A Georgia group is using some U.S. Department of Agriculture Housing Preservation Grant funding to help people stay in and better afford their homes, while also saving energy. It’s one of more than 200 projects transforming rural housing, infrastructure and economic conditions with federal funds.
Groundswell is a nonprofit working to facilitate home repairs and lower energy costs, with a focus on clean energy. Its CEO, Michelle Moore, said helping people cut their energy bills is one path to achieving housing equity.
“In fact,” she said, “in many rural counties, households with low and moderate incomes pay 20%, 30%, sometimes even 40% of their entire household income for their home electricity bill.”

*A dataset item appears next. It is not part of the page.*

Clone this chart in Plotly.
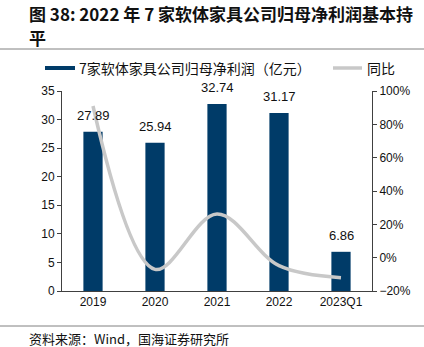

So far, Moore said, the USDA grants have allowed Groundswell to assist 25 households in Troup County, helping them with repairs from fixing drafty floors to plumbing upgrades. She said these investments align with a Biden administration executive order to advance racial equity and support underserved communities.
Moore noted that the challenges faced by rural communities extend beyond housing deficiencies. She said local organizations – from city and county governments to nonprofits – often lack the necessary resources and fair-housing policies to adequately serve the local residents.
“In the quality of housing, and in one neighborhood versus another, have their roots in segregation – policies like redlining and other systemically racist policies, practices, and programs that have deprived families of the ability to live in a healthy, safe, affordable home,” she said.
Moore said Groundswell also offers to connect interested groups with other organizations with experience securing federal funds, to help even more people address the specific needs of rural communities.